— GIVEN TASK —
In the copy, include every entry exactly but none of the images.

____________________

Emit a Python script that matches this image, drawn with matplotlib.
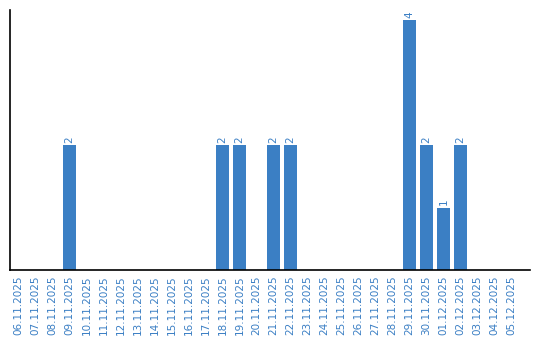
import matplotlib
matplotlib.use("Agg")
import matplotlib.pyplot as plt

dates = ["06.11.2025", "07.11.2025", "08.11.2025", "09.11.2025", "10.11.2025",
         "11.11.2025", "12.11.2025", "13.11.2025", "14.11.2025", "15.11.2025",
         "16.11.2025", "17.11.2025", "18.11.2025", "19.11.2025", "20.11.2025",
         "21.11.2025", "22.11.2025", "23.11.2025", "24.11.2025", "25.11.2025",
         "26.11.2025", "27.11.2025", "28.11.2025", "29.11.2025", "30.11.2025",
         "01.12.2025", "02.12.2025", "03.12.2025", "04.12.2025", "05.12.2025"]
values = [0, 0, 0, 2, 0, 0, 0, 0, 0, 0, 0, 0, 2, 2, 0, 2, 2, 0, 0, 0,
          0, 0, 0, 4, 2, 1, 2, 0, 0, 0]

blue = "#3b7fc4"

fig = plt.figure(figsize=(5.4, 3.4), dpi=100)
ax = fig.add_axes([10/540, 70/340, 520/540, 260/340])
x = list(range(len(dates)))
ax.bar(x, values, width=0.82, color=blue)
ax.set_xlim(-0.5, -0.5 + 520/17)
ax.set_ylim(0, 4.16)
ax.set_xticks(x)
ax.set_xticklabels(dates, rotation=90, color=blue, fontsize=7.5)
ax.tick_params(axis="x", length=0, pad=4)
ax.set_yticks([])
for s in ["top", "right"]:
    ax.spines[s].set_visible(False)
for s in ["left", "bottom"]:
    ax.spines[s].set_linewidth(1.2)
for xi, v in zip(x, values):
    if v > 0:
        ax.text(xi, v + 0.04, str(v), rotation=90, ha="center", va="bottom",
                color=blue, fontsize=7.5)
fig.savefig("out.png", dpi=100)
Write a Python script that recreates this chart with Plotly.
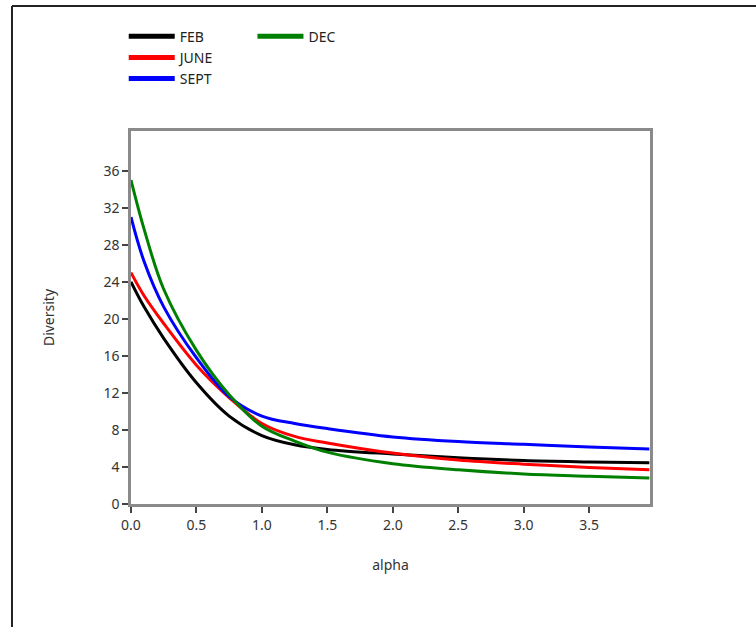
import plotly.graph_objects as go

alpha = [0, 0.1, 0.25, 0.5, 0.75, 1.0, 1.25, 1.5, 2.0, 2.5, 3.0, 3.5, 3.96]
feb = [24, 21.3, 17.9, 13.1, 9.5, 7.4, 6.4, 5.9, 5.4, 5.0, 4.7, 4.55, 4.45]
june = [25, 22.5, 19.5, 15.0, 11.5, 8.7, 7.3, 6.6, 5.5, 4.75, 4.3, 3.95, 3.7]
sept = [31, 26.2, 21.3, 15.8, 11.6, 9.5, 8.7, 8.15, 7.25, 6.75, 6.45, 6.15, 5.95]
dec = [35, 29.7, 23.2, 16.6, 11.8, 8.4, 6.8, 5.6, 4.35, 3.7, 3.25, 3.0, 2.8]

series = [("FEB", feb, "#000000", "legend"),
          ("JUNE", june, "#ff0000", "legend"),
          ("SEPT", sept, "#0000ff", "legend"),
          ("DEC", dec, "#008000", "legend2")]

yticks = list(range(0, 37, 4))
xticks = [0, 0.5, 1.0, 1.5, 2.0, 2.5, 3.0, 3.5]

fig = go.Figure()
for name, vals, color, lg in series:
    fig.add_trace(go.Scatter(x=alpha, y=vals, mode="lines", name=name,
                             line=dict(color=color, width=3, shape="spline", smoothing=1.0),
                             showlegend=False))
for name, vals, color, lg in series:
    fig.add_trace(go.Scatter(x=[None], y=[None], mode="lines", name=name,
                             line=dict(color=color, width=5), legend=lg))

axis_common = dict(showgrid=False, zeroline=False, showline=True, linecolor="#8a8a8a",
                   linewidth=2.5, mirror=True, ticks="outside", ticklen=6, tickwidth=1.5,
                   tickcolor="#444", tickfont=dict(size=14, color="#333"))

fig.update_layout(
    width=756, height=627,
    margin=dict(l=131, r=106, t=131, b=123),
    paper_bgcolor="white", plot_bgcolor="white",
    font=dict(family="Noto Sans", size=13, color="#333"),
    xaxis=dict(range=[0, 3.965], tickvals=xticks, ticktext=[f"{v:.1f}" for v in xticks],
               title=dict(text="alpha", font=dict(size=14, color="#333"), standoff=28),
               **axis_common),
    yaxis=dict(range=[0, 40.3], tickvals=yticks,
               title=dict(text="Diversity", font=dict(size=14, color="#333"), standoff=46),
               **axis_common),
    legend=dict(x=-0.014, y=1.296, xanchor="left", yanchor="top", orientation="v",
                bgcolor="rgba(0,0,0,0)", itemwidth=46, tracegroupgap=0,
                font=dict(size=14, color="#222")),
    legend2=dict(x=0.234, y=1.296, xanchor="left", yanchor="top", orientation="v",
                 bgcolor="rgba(0,0,0,0)", itemwidth=46,
                 font=dict(size=14, color="#222")),
    shapes=[
        dict(type="line", xref="paper", yref="paper", x0=-0.2293, x1=1.25, y0=1.335, y1=1.335,
             line=dict(color="#222", width=2)),
        dict(type="line", xref="paper", yref="paper", x0=-0.2293, x1=-0.2293, y0=1.335, y1=-0.4,
             line=dict(color="#222", width=2)),
    ],
)

fig.write_html("out.html", config={"displayModeBar": False},
               post_script="document.body.style.margin='0';document.body.style.overflow='hidden';")
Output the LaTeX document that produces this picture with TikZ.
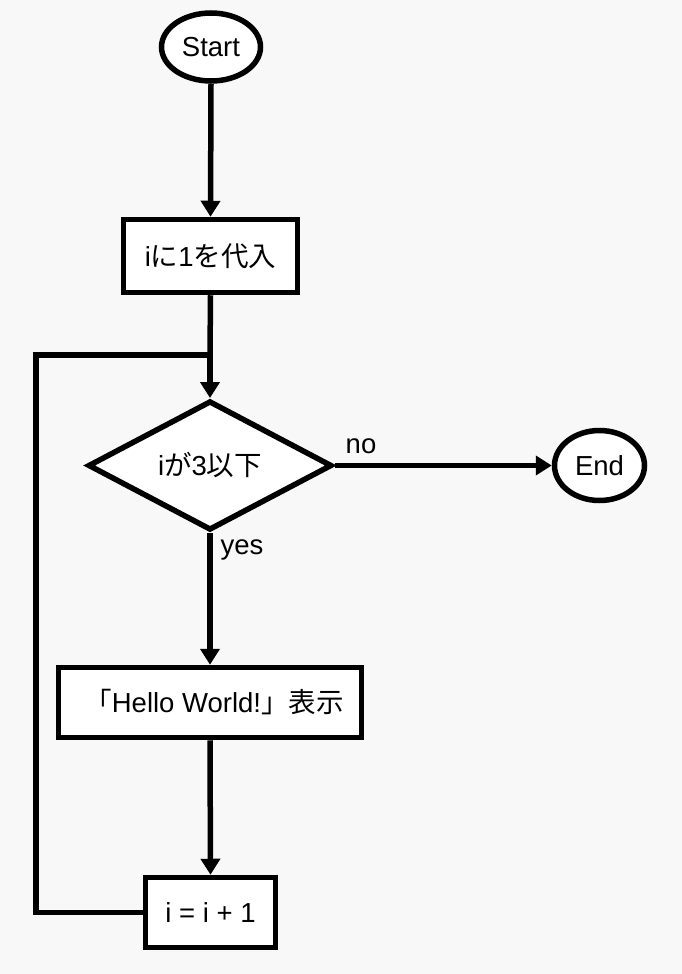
\documentclass[tikz,border=0pt]{standalone}
\usepackage{fontspec}
\setmainfont{Liberation Sans}
\newfontfamily\cjk{Noto Sans CJK JP}
\usetikzlibrary{shapes.geometric,arrows.meta}
\definecolor{bgc}{RGB}{248,248,248}
\tikzset{
  base/.style={draw=black, line width=5.5pt, fill=white, inner sep=0pt,
    font=\fontsize{27.5}{31}\selectfont},
  term/.style={base, ellipse},
  procbox/.style={base, rectangle},
  decide/.style={base, diamond},
  conn/.style={line width=5.5pt, draw=black},
  arr/.style={conn, -{Triangle[length=16pt,width=19pt]}},
  lbl/.style={font=\fontsize{27.5}{31}\selectfont, inner sep=0pt}
}
\begin{document}
\begin{tikzpicture}[x=1pt,y=-1pt]
\fill[bgc] (0,0) rectangle (682,974);
\useasboundingbox (0,0) rectangle (682,974);
\node[term, minimum width=99pt, minimum height=68pt] (start) at (211,47) {Start};
\node[procbox, minimum width=174pt, minimum height=73pt] (init) at (210.5,256) {i{\cjk に}1{\cjk を代入}};
\node[decide, minimum width=244pt, minimum height=116pt] (cond) at (210,465.5) {i{\cjk が}3{\cjk 以下}};
\node[term, minimum width=90pt, minimum height=70pt] (end) at (599.5,465.5) {End};
\node[procbox, minimum width=303pt, minimum height=70pt] (hello) at (210,702.5) {\hspace*{8pt}{\cjk 「}Hello World!{\cjk 」表示}};
\node[procbox, minimum width=130pt, minimum height=70pt] (inc) at (210.5,912.5) {i = i + 1};
\coordinate (join) at (210,355);
\coordinate (lb) at (36,912.5);
\coordinate (lt) at (36,355);
\draw[arr] (start.south) -- (init.north);
\draw[conn] (init.south) -- (join);
\draw[arr] (join) -- (cond.north);
\draw[arr] (cond.east) -- (end.west);
\draw[arr] (cond.south) -- (hello.north);
\draw[arr] (hello.south) -- (inc.north);
\draw[conn, line join=miter] (inc.west) -- (lb) -- (lt) -- (join);
\node[lbl] (no) at (361,446) {no};
\node[lbl] (yes) at (242,550) {yes};
\end{tikzpicture}
\end{document}
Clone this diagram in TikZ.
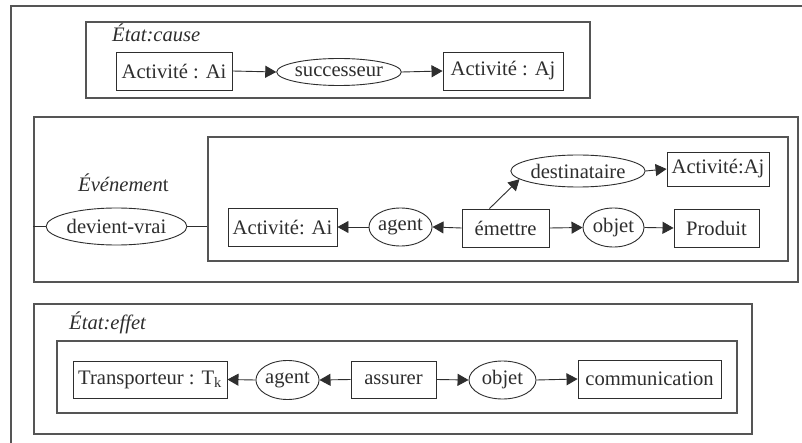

____________________

— EXERCISE RESPONSE —
Emit a Python script that matches this image, drawn with matplotlib.
import matplotlib
matplotlib.use("Agg")
import matplotlib.pyplot as plt

dates = ["06.11.2025", "07.11.2025", "08.11.2025", "09.11.2025", "10.11.2025",
         "11.11.2025", "12.11.2025", "13.11.2025", "14.11.2025", "15.11.2025",
         "16.11.2025", "17.11.2025", "18.11.2025", "19.11.2025", "20.11.2025",
         "21.11.2025", "22.11.2025", "23.11.2025", "24.11.2025", "25.11.2025",
         "26.11.2025", "27.11.2025", "28.11.2025", "29.11.2025", "30.11.2025",
         "01.12.2025", "02.12.2025", "03.12.2025", "04.12.2025", "05.12.2025"]
values = [0, 0, 0, 2, 0, 0, 0, 0, 0, 0, 0, 0, 2, 2, 0, 2, 2, 0, 0, 0,
          0, 0, 0, 4, 2, 1, 2, 0, 0, 0]

blue = "#3b7fc4"

fig = plt.figure(figsize=(5.4, 3.4), dpi=100)
ax = fig.add_axes([10/540, 70/340, 520/540, 260/340])
x = list(range(len(dates)))
ax.bar(x, values, width=0.82, color=blue)
ax.set_xlim(-0.5, -0.5 + 520/17)
ax.set_ylim(0, 4.16)
ax.set_xticks(x)
ax.set_xticklabels(dates, rotation=90, color=blue, fontsize=7.5)
ax.tick_params(axis="x", length=0, pad=4)
ax.set_yticks([])
for s in ["top", "right"]:
    ax.spines[s].set_visible(False)
for s in ["left", "bottom"]:
    ax.spines[s].set_linewidth(1.2)
for xi, v in zip(x, values):
    if v > 0:
        ax.text(xi, v + 0.04, str(v), rotation=90, ha="center", va="bottom",
                color=blue, fontsize=7.5)
fig.savefig("out.png", dpi=100)
Write a Python script that recreates this chart with Plotly.
import plotly.graph_objects as go

alpha = [0, 0.1, 0.25, 0.5, 0.75, 1.0, 1.25, 1.5, 2.0, 2.5, 3.0, 3.5, 3.96]
feb = [24, 21.3, 17.9, 13.1, 9.5, 7.4, 6.4, 5.9, 5.4, 5.0, 4.7, 4.55, 4.45]
june = [25, 22.5, 19.5, 15.0, 11.5, 8.7, 7.3, 6.6, 5.5, 4.75, 4.3, 3.95, 3.7]
sept = [31, 26.2, 21.3, 15.8, 11.6, 9.5, 8.7, 8.15, 7.25, 6.75, 6.45, 6.15, 5.95]
dec = [35, 29.7, 23.2, 16.6, 11.8, 8.4, 6.8, 5.6, 4.35, 3.7, 3.25, 3.0, 2.8]

series = [("FEB", feb, "#000000", "legend"),
          ("JUNE", june, "#ff0000", "legend"),
          ("SEPT", sept, "#0000ff", "legend"),
          ("DEC", dec, "#008000", "legend2")]

yticks = list(range(0, 37, 4))
xticks = [0, 0.5, 1.0, 1.5, 2.0, 2.5, 3.0, 3.5]

fig = go.Figure()
for name, vals, color, lg in series:
    fig.add_trace(go.Scatter(x=alpha, y=vals, mode="lines", name=name,
                             line=dict(color=color, width=3, shape="spline", smoothing=1.0),
                             showlegend=False))
for name, vals, color, lg in series:
    fig.add_trace(go.Scatter(x=[None], y=[None], mode="lines", name=name,
                             line=dict(color=color, width=5), legend=lg))

axis_common = dict(showgrid=False, zeroline=False, showline=True, linecolor="#8a8a8a",
                   linewidth=2.5, mirror=True, ticks="outside", ticklen=6, tickwidth=1.5,
                   tickcolor="#444", tickfont=dict(size=14, color="#333"))

fig.update_layout(
    width=756, height=627,
    margin=dict(l=131, r=106, t=131, b=123),
    paper_bgcolor="white", plot_bgcolor="white",
    font=dict(family="Noto Sans", size=13, color="#333"),
    xaxis=dict(range=[0, 3.965], tickvals=xticks, ticktext=[f"{v:.1f}" for v in xticks],
               title=dict(text="alpha", font=dict(size=14, color="#333"), standoff=28),
               **axis_common),
    yaxis=dict(range=[0, 40.3], tickvals=yticks,
               title=dict(text="Diversity", font=dict(size=14, color="#333"), standoff=46),
               **axis_common),
    legend=dict(x=-0.014, y=1.296, xanchor="left", yanchor="top", orientation="v",
                bgcolor="rgba(0,0,0,0)", itemwidth=46, tracegroupgap=0,
                font=dict(size=14, color="#222")),
    legend2=dict(x=0.234, y=1.296, xanchor="left", yanchor="top", orientation="v",
                 bgcolor="rgba(0,0,0,0)", itemwidth=46,
                 font=dict(size=14, color="#222")),
    shapes=[
        dict(type="line", xref="paper", yref="paper", x0=-0.2293, x1=1.25, y0=1.335, y1=1.335,
             line=dict(color="#222", width=2)),
        dict(type="line", xref="paper", yref="paper", x0=-0.2293, x1=-0.2293, y0=1.335, y1=-0.4,
             line=dict(color="#222", width=2)),
    ],
)

fig.write_html("out.html", config={"displayModeBar": False},
               post_script="document.body.style.margin='0';document.body.style.overflow='hidden';")
Output the LaTeX document that produces this picture with TikZ.
\documentclass[tikz,border=0pt]{standalone}
\usepackage{fontspec}
\setmainfont{Liberation Sans}
\newfontfamily\cjk{Noto Sans CJK JP}
\usetikzlibrary{shapes.geometric,arrows.meta}
\definecolor{bgc}{RGB}{248,248,248}
\tikzset{
  base/.style={draw=black, line width=5.5pt, fill=white, inner sep=0pt,
    font=\fontsize{27.5}{31}\selectfont},
  term/.style={base, ellipse},
  procbox/.style={base, rectangle},
  decide/.style={base, diamond},
  conn/.style={line width=5.5pt, draw=black},
  arr/.style={conn, -{Triangle[length=16pt,width=19pt]}},
  lbl/.style={font=\fontsize{27.5}{31}\selectfont, inner sep=0pt}
}
\begin{document}
\begin{tikzpicture}[x=1pt,y=-1pt]
\fill[bgc] (0,0) rectangle (682,974);
\useasboundingbox (0,0) rectangle (682,974);
\node[term, minimum width=99pt, minimum height=68pt] (start) at (211,47) {Start};
\node[procbox, minimum width=174pt, minimum height=73pt] (init) at (210.5,256) {i{\cjk に}1{\cjk を代入}};
\node[decide, minimum width=244pt, minimum height=116pt] (cond) at (210,465.5) {i{\cjk が}3{\cjk 以下}};
\node[term, minimum width=90pt, minimum height=70pt] (end) at (599.5,465.5) {End};
\node[procbox, minimum width=303pt, minimum height=70pt] (hello) at (210,702.5) {\hspace*{8pt}{\cjk 「}Hello World!{\cjk 」表示}};
\node[procbox, minimum width=130pt, minimum height=70pt] (inc) at (210.5,912.5) {i = i + 1};
\coordinate (join) at (210,355);
\coordinate (lb) at (36,912.5);
\coordinate (lt) at (36,355);
\draw[arr] (start.south) -- (init.north);
\draw[conn] (init.south) -- (join);
\draw[arr] (join) -- (cond.north);
\draw[arr] (cond.east) -- (end.west);
\draw[arr] (cond.south) -- (hello.north);
\draw[arr] (hello.south) -- (inc.north);
\draw[conn, line join=miter] (inc.west) -- (lb) -- (lt) -- (join);
\node[lbl] (no) at (361,446) {no};
\node[lbl] (yes) at (242,550) {yes};
\end{tikzpicture}
\end{document}
Clone this diagram in TikZ.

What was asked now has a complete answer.